嫌い嫌いも好きのうちと,確かに言えるのだそうです。逆の場合もあって,好きになったとしても,嫌いになることがあり得ます。ただ,ゆっくりと好きになったら,嫌いになるのもゆっくりになるようです。激しい恋が急に破綻するのは,脳の感性特性上避けられないことのようです。男の子が好きな女の子にいたずらをするのは,たとえ嫌われても無関心よりましということなのです。
ところで,以上の学びをしながら,引っかかるものを感じています。好きの反対は?という問いかけです。反対は,左右,高低,正負,善悪,美醜,真偽という対イメージがあります。一方で,関心の有無というのは,反対とは言えないのではという引っかかりがあります。好きの反対は嫌いであり,好き嫌いを含めた関心の有無は,次元が別と考えるべきです。例えば,体重が重いということの反対は軽いではなく,生命が無いということである,と言うことはできません。
有無という区分けは0と1のディジタル表示であり,好き嫌いという区分けは正負の目盛りを持つアナログ表示と考えることができます。有るという状態の中に,その有り様という二次的な様相を想定しています。
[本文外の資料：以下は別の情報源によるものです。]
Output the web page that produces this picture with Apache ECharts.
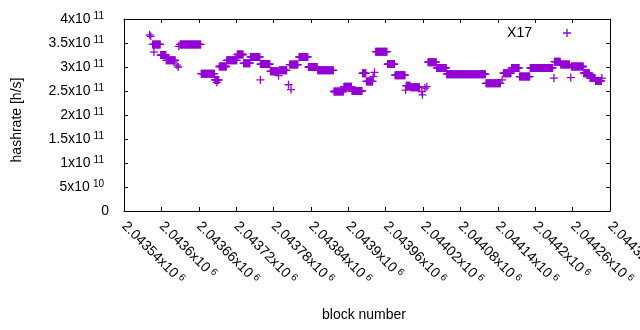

大切なことは,この重層構造を意識することです。好き嫌いだけで見ると行き詰まるとき,関心のあることにはかわりはないという思えば,開けてくることもあります。幸不幸に振り回されるのも,生きている証であると考えると,どこか救いがあるような気がしてくるから不思議です。
誰にでも好かれたいと思っていても,嫌ってくれる人も必ずいます。いずれも,関心を持ってくれているのであって,無関心に無視されるよりましでは,そう考えた方がよいのか迷います。実際には,周りにいる人が,好きな人と嫌いな人しかいないかというと,好きでも嫌いでもない人が大部分です。嫌われないようにしようとすれば,好かれないようにすることになるかもしれません。関心を持ってもらうことは難しいことのようです。